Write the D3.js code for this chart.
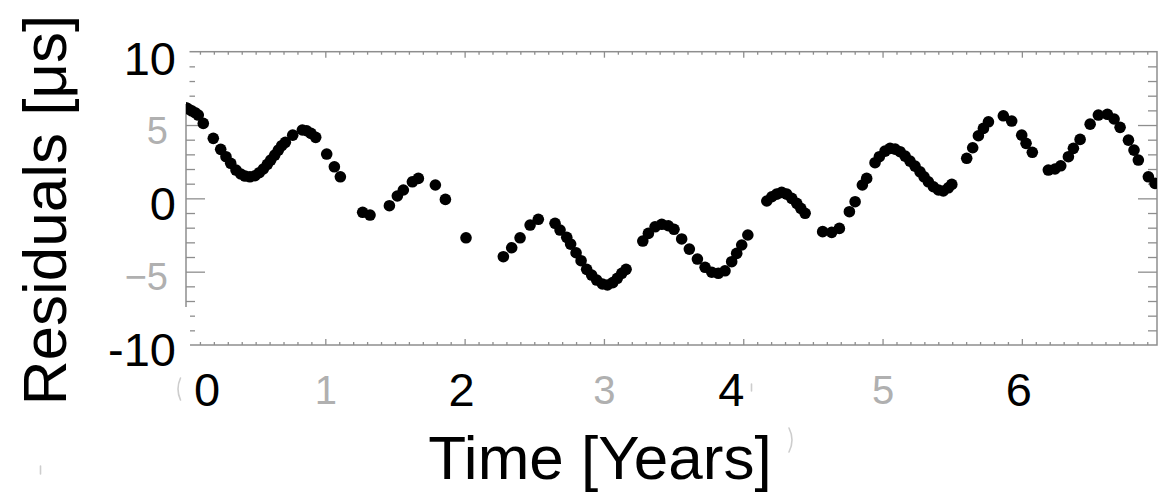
<!DOCTYPE html>
<html>
<head>
<meta charset="utf-8">
<script src="https://cdn.jsdelivr.net/npm/d3@7"></script>
<style>
  html, body { margin: 0; padding: 0; background: #fff; }
  svg { display: block; }
  text { font-family: "Liberation Sans", Arial, Helvetica, sans-serif; }
</style>
</head>
<body>
<svg id="chart" width="1160" height="495"></svg>
<script>
// Timing residuals (microseconds) against time (years)
const years = [
  0.000, 0.017, 0.041, 0.065, 0.088, 0.124, 0.196, 0.249, 0.287, 0.321,
  0.359, 0.393, 0.424, 0.459, 0.495, 0.526, 0.555, 0.584, 0.608, 0.637,
  0.663, 0.687, 0.713, 0.766, 0.835, 0.866, 0.897, 0.931, 1.010, 1.065,
  1.108, 1.268, 1.321, 1.460, 1.517, 1.560, 1.625, 1.668, 1.790, 1.862,
  2.010, 2.278, 2.338, 2.398, 2.470, 2.529, 2.649, 2.685, 2.733, 2.761,
  2.800, 2.836, 2.876, 2.912, 2.948, 2.989, 3.025, 3.063, 3.096, 3.128,
  3.159, 3.279, 3.319, 3.367, 3.415, 3.462, 3.503, 3.558, 3.613, 3.671,
  3.726, 3.774, 3.821, 3.869, 3.917, 3.953, 3.989, 4.033, 4.169, 4.205,
  4.240, 4.276, 4.312, 4.348, 4.384, 4.413, 4.444, 4.570, 4.635, 4.690,
  4.762, 4.803, 4.855, 4.886, 4.946, 4.977, 5.018, 5.054, 5.090, 5.126,
  5.162, 5.197, 5.233, 5.269, 5.298, 5.329, 5.365, 5.401, 5.436, 5.472,
  5.497, 5.604, 5.647, 5.688, 5.724, 5.760, 5.867, 5.927, 5.999, 6.030,
  6.075, 6.190, 6.238, 6.279, 6.334, 6.370, 6.418, 6.490, 6.549, 6.614,
  6.662, 6.705, 6.765, 6.805, 6.836, 6.908, 6.956
];
const residuals = [
  6.18, 6.09, 5.97, 5.84, 5.68, 5.11, 4.09, 3.34, 2.84, 2.39,
  1.93, 1.66, 1.52, 1.47, 1.54, 1.75, 2.00, 2.32, 2.61, 2.95,
  3.29, 3.59, 3.82, 4.31, 4.66, 4.61, 4.43, 4.16, 3.02, 2.15,
  1.47, -0.95, -1.14, -0.50, 0.16, 0.57, 1.13, 1.36, 0.91, -0.07,
  -2.69, -3.98, -3.37, -2.69, -1.82, -1.43, -1.70, -2.16, -2.66, -3.12,
  -3.71, -4.25, -4.84, -5.23, -5.57, -5.84, -5.91, -5.75, -5.45, -5.11,
  -4.84, -2.91, -2.39, -1.94, -1.77, -1.87, -2.11, -2.77, -3.46, -4.14,
  -4.70, -5.04, -5.11, -4.94, -4.32, -3.75, -3.18, -2.50, -0.18, 0.11,
  0.29, 0.41, 0.29, 0.00, -0.34, -0.68, -1.02, -2.27, -2.32, -2.05,
  -0.91, -0.23, 0.91, 1.36, 2.43, 2.84, 3.22, 3.41, 3.36, 3.18,
  2.88, 2.54, 2.20, 1.81, 1.47, 1.13, 0.79, 0.57, 0.50, 0.72,
  0.95, 2.73, 3.45, 4.27, 4.77, 5.22, 5.63, 5.27, 4.31, 3.75,
  3.14, 1.93, 2.00, 2.22, 2.84, 3.41, 4.02, 5.06, 5.68, 5.73,
  5.41, 4.84, 3.97, 3.29, 2.61, 1.47, 1.02
];

// Axis ranges and tick labels
const xDomain = [0, 6.97];
const yDomain = [-10, 10];
const xMajorTicks = [1, 2, 3, 4, 5, 6];
const xLightTicks = [1, 3, 5];
const xLightLabels = ["1", "3", "5"];
const xBoldTicks = [0, 2, 4, 6];
const xBoldLabels = ["0", "2", "4", "6"];
const yLightTicks = [5, -5];
const yLightLabels = ["5", "\u22125"];
const yBoldTicks = [10, 0, -10];
const yBoldLabels = ["10", "0", "-10"];
const xTitle = "Time [Years]";
const yTitle = "Residuals [\u03bcs]";

const svg = d3.select("#chart");
const frame = { left: 186, right: 1157, top: 51.7, bottom: 345 };

const x = d3.scaleLinear().domain(xDomain).range([frame.left, frame.right]);
const y = d3.scaleLinear().domain(yDomain).range([frame.bottom, frame.top]);

const axisColor = "#8e8e8e";
const lightText = "#b0b0b0";

const xMinor = d3.range(1, 70).map(i => i / 10).filter(v => Math.abs(v - Math.round(v)) > 1e-6);
const yMinor = d3.range(-9, 10).filter(v => v % 5 !== 0);
const yMajor = [-5, 0, 5];

function styleAxis(g) {
  g.select(".domain").remove();
  g.selectAll(".tick line").attr("stroke", axisColor).attr("stroke-width", 1.3);
}

// Frame
svg.append("rect")
  .attr("x", frame.left).attr("y", frame.top)
  .attr("width", frame.right - frame.left).attr("height", frame.bottom - frame.top)
  .attr("fill", "none").attr("stroke", axisColor).attr("stroke-width", 1.5);

// Bottom and top ticks (pointing inward)
svg.append("g").attr("transform", `translate(0,${frame.bottom})`)
  .call(d3.axisBottom(x).tickValues(xMinor).tickSize(-3).tickFormat("")).call(styleAxis);
svg.append("g").attr("transform", `translate(0,${frame.bottom})`)
  .call(d3.axisBottom(x).tickValues(xMajorTicks).tickSize(-6).tickFormat("")).call(styleAxis);
svg.append("g").attr("transform", `translate(0,${frame.top})`)
  .call(d3.axisTop(x).tickValues(xMinor).tickSize(-3).tickFormat("")).call(styleAxis);
svg.append("g").attr("transform", `translate(0,${frame.top})`)
  .call(d3.axisTop(x).tickValues(xMajorTicks).tickSize(-6).tickFormat("")).call(styleAxis);

// Left and right ticks (pointing inward)
svg.append("g").attr("transform", `translate(${frame.left},0)`)
  .call(d3.axisLeft(y).tickValues(yMinor).tickSize(-9).tickFormat("")).call(styleAxis);
svg.append("g").attr("transform", `translate(${frame.left},0)`)
  .call(d3.axisLeft(y).tickValues(yMajor).tickSize(-19).tickFormat("")).call(styleAxis);
svg.append("g").attr("transform", `translate(${frame.right},0)`)
  .call(d3.axisRight(y).tickValues(yMinor).tickSize(-9).tickFormat("")).call(styleAxis);
svg.append("g").attr("transform", `translate(${frame.right},0)`)
  .call(d3.axisRight(y).tickValues(yMajor).tickSize(-19).tickFormat("")).call(styleAxis);

// Light tick labels
const xLab = svg.append("g").attr("transform", `translate(0,${frame.bottom})`)
  .call(d3.axisBottom(x).tickValues(xLightTicks).tickSize(0).tickPadding(31)
    .tickFormat((d, i) => xLightLabels[i]));
xLab.select(".domain").remove();
xLab.selectAll("text").attr("font-size", 40).attr("fill", lightText)
  .attr("font-family", "'Liberation Sans', Arial, sans-serif");

const yLab = svg.append("g").attr("transform", `translate(${frame.left - 18},0)`)
  .call(d3.axisLeft(y).tickValues(yLightTicks).tickSize(0).tickPadding(0)
    .tickFormat((d, i) => yLightLabels[i]));
yLab.select(".domain").remove();
yLab.selectAll("text").attr("font-size", 38).attr("fill", lightText).attr("dy", "0.48em")
  .attr("font-family", "'Liberation Sans', Arial, sans-serif");

// Faint light strokes around the lower labels
const faint = svg.append("g").attr("fill", "none").attr("stroke", "#cdcdcd")
  .attr("stroke-width", 1.6).attr("stroke-linecap", "round");
faint.append("path").attr("d", "M180.5,378 Q175.5,389 180.5,400");
faint.append("path").attr("d", "M751.5,384 L751.5,391");
faint.append("path").attr("d", "M789,428 Q795,440 789,452");
faint.append("path").attr("d", "M40.5,466 L40.5,474");

// White panels over the frame corners next to the bold y labels
const panels = svg.append("g").attr("fill", "#fff");
panels.append("rect").attr("x", 95).attr("y", 38).attr("width", frame.left + 3.5 - 95).attr("height", 66);
panels.append("rect").attr("x", 95).attr("y", 307).attr("width", frame.left + 4 - 95).attr("height", 56);

// Bold tick labels
const boldXShift = [21, -3, -12, -3];
svg.append("g").selectAll("text").data(xBoldTicks).join("text")
  .attr("x", (d, i) => x(d) + boldXShift[i])
  .attr("y", 406).attr("text-anchor", "middle").attr("font-size", 47).attr("fill", "#000")
  .text((d, i) => xBoldLabels[i]);

const boldYOffset = [23, 22, 21];
svg.append("g").selectAll("text").data(yBoldTicks).join("text")
  .attr("x", 176).attr("y", (d, i) => y(d) + boldYOffset[i])
  .attr("text-anchor", "end").attr("font-size", 47).attr("fill", "#000")
  .text((d, i) => yBoldLabels[i]);

// Axis titles
svg.append("text").attr("x", 600).attr("y", 479).attr("text-anchor", "middle")
  .attr("font-size", 62).attr("fill", "#000").text(xTitle);
svg.append("text").attr("transform", "translate(66,210) rotate(-90)")
  .attr("text-anchor", "middle").attr("font-size", 62).attr("fill", "#000").text(yTitle);

// Data points, clipped to the frame
svg.append("clipPath").attr("id", "plot-clip").append("rect")
  .attr("x", frame.left).attr("y", frame.top)
  .attr("width", frame.right - frame.left).attr("height", frame.bottom - frame.top);

svg.append("g").attr("clip-path", "url(#plot-clip)")
  .selectAll("circle").data(years).join("circle")
  .attr("cx", d => x(d))
  .attr("cy", (d, i) => y(residuals[i]))
  .attr("r", 5.8)
  .attr("fill", "#000");
</script>
</body>
</html>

§ §

WHAT IS ASKED: Return each line that includes "chart".

THE REPLY:
Write the D3.js code for this chart.
<svg id="chart" width="1160" height="495"></svg>
const svg = d3.select("#chart");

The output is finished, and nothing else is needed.